● **WHAT YOU SHOULD DO**:
Pictures stay out of the copy. Please reproduce only the lines between the one holding "Reproduce this chart with matplotlib." and the one holding "ax = fig.add_axes([0.1244, 0.096, 0.872, 0.879])", inclusive.

● **TASK MATERIAL**:
● ● ●

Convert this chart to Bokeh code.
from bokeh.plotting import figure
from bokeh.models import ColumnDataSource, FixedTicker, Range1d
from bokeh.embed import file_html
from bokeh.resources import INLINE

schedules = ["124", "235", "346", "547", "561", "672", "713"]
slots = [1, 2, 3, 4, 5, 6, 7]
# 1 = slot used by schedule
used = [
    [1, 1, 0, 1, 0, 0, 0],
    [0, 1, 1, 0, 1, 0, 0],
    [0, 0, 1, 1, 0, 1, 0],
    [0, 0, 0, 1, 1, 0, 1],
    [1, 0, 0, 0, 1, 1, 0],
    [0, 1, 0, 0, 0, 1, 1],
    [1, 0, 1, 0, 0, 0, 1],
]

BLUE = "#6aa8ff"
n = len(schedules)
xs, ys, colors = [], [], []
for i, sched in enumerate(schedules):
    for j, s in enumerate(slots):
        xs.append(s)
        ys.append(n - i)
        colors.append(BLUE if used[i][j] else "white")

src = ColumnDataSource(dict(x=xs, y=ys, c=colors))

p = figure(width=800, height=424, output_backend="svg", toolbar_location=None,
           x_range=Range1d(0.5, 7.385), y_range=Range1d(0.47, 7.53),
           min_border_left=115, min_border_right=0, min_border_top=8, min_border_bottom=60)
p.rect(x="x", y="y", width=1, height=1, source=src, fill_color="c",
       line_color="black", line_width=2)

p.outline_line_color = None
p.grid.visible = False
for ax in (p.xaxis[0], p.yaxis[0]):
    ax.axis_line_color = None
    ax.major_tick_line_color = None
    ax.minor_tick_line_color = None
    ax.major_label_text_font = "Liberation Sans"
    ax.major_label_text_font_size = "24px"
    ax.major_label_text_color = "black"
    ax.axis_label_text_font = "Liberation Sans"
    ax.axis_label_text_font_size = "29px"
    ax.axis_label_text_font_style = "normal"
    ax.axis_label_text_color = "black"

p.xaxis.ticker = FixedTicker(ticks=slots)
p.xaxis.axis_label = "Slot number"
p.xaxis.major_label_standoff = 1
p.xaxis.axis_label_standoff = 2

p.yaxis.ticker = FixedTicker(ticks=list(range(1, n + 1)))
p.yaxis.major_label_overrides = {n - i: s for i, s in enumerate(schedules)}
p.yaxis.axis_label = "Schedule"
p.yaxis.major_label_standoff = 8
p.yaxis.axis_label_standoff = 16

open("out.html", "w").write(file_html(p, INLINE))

● ● ●

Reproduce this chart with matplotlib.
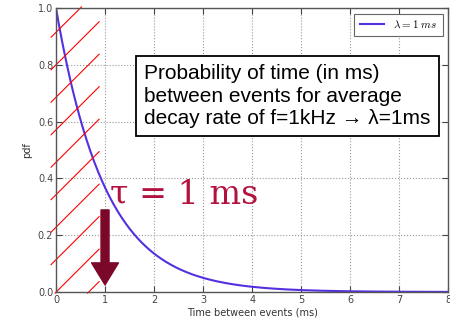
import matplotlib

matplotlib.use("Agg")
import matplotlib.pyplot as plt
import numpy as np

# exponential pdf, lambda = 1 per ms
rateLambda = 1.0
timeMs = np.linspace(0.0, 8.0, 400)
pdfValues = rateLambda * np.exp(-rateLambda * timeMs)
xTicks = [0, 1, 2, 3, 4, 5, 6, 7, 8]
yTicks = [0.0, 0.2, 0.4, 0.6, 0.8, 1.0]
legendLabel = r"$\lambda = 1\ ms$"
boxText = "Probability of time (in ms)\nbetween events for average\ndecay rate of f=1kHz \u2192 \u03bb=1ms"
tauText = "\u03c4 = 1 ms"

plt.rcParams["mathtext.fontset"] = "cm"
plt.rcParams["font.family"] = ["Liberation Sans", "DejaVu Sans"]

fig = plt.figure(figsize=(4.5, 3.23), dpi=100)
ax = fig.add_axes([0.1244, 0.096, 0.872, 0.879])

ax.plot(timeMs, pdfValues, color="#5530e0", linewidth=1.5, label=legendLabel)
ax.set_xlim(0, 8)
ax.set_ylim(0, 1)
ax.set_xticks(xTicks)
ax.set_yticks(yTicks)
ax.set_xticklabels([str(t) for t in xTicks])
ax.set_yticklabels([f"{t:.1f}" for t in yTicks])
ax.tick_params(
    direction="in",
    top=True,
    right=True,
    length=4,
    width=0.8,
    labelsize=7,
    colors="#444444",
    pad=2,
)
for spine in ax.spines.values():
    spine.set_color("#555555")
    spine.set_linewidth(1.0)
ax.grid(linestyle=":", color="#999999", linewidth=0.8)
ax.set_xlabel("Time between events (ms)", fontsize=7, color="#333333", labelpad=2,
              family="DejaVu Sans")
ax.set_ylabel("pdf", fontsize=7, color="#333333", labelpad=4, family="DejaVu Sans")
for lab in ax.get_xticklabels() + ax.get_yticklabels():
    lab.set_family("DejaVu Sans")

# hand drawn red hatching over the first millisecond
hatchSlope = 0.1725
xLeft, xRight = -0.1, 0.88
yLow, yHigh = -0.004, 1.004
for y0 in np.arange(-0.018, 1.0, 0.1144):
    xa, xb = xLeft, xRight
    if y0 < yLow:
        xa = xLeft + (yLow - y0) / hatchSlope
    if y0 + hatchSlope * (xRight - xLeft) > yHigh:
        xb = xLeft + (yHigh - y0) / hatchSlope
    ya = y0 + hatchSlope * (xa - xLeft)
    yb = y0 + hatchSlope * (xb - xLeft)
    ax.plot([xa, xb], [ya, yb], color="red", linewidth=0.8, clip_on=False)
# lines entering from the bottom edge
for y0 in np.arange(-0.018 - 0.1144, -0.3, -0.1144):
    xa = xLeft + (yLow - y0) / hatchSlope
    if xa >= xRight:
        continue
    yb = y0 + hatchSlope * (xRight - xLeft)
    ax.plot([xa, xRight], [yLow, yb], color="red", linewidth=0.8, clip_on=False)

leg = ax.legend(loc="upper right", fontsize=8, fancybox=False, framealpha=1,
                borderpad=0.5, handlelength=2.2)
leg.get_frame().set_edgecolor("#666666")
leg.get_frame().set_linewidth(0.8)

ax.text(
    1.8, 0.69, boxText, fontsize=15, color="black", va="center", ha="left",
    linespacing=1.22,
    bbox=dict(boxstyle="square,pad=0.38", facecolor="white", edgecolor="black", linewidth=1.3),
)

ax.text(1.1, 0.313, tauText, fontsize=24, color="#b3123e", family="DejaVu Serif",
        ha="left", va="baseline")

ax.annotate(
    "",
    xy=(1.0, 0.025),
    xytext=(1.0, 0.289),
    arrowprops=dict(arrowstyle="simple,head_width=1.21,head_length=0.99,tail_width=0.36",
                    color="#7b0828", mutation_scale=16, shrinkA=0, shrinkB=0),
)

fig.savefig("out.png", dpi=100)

● ● ●

● **WRITTEN RESPONSE**:
Reproduce this chart with matplotlib.
import matplotlib

matplotlib.use("Agg")
import matplotlib.pyplot as plt
import numpy as np

# exponential pdf, lambda = 1 per ms
rateLambda = 1.0
timeMs = np.linspace(0.0, 8.0, 400)
pdfValues = rateLambda * np.exp(-rateLambda * timeMs)
xTicks = [0, 1, 2, 3, 4, 5, 6, 7, 8]
yTicks = [0.0, 0.2, 0.4, 0.6, 0.8, 1.0]
legendLabel = r"$\lambda = 1\ ms$"
boxText = "Probability of time (in ms)\nbetween events for average\ndecay rate of f=1kHz \u2192 \u03bb=1ms"
tauText = "\u03c4 = 1 ms"

plt.rcParams["mathtext.fontset"] = "cm"
plt.rcParams["font.family"] = ["Liberation Sans", "DejaVu Sans"]

fig = plt.figure(figsize=(4.5, 3.23), dpi=100)
ax = fig.add_axes([0.1244, 0.096, 0.872, 0.879])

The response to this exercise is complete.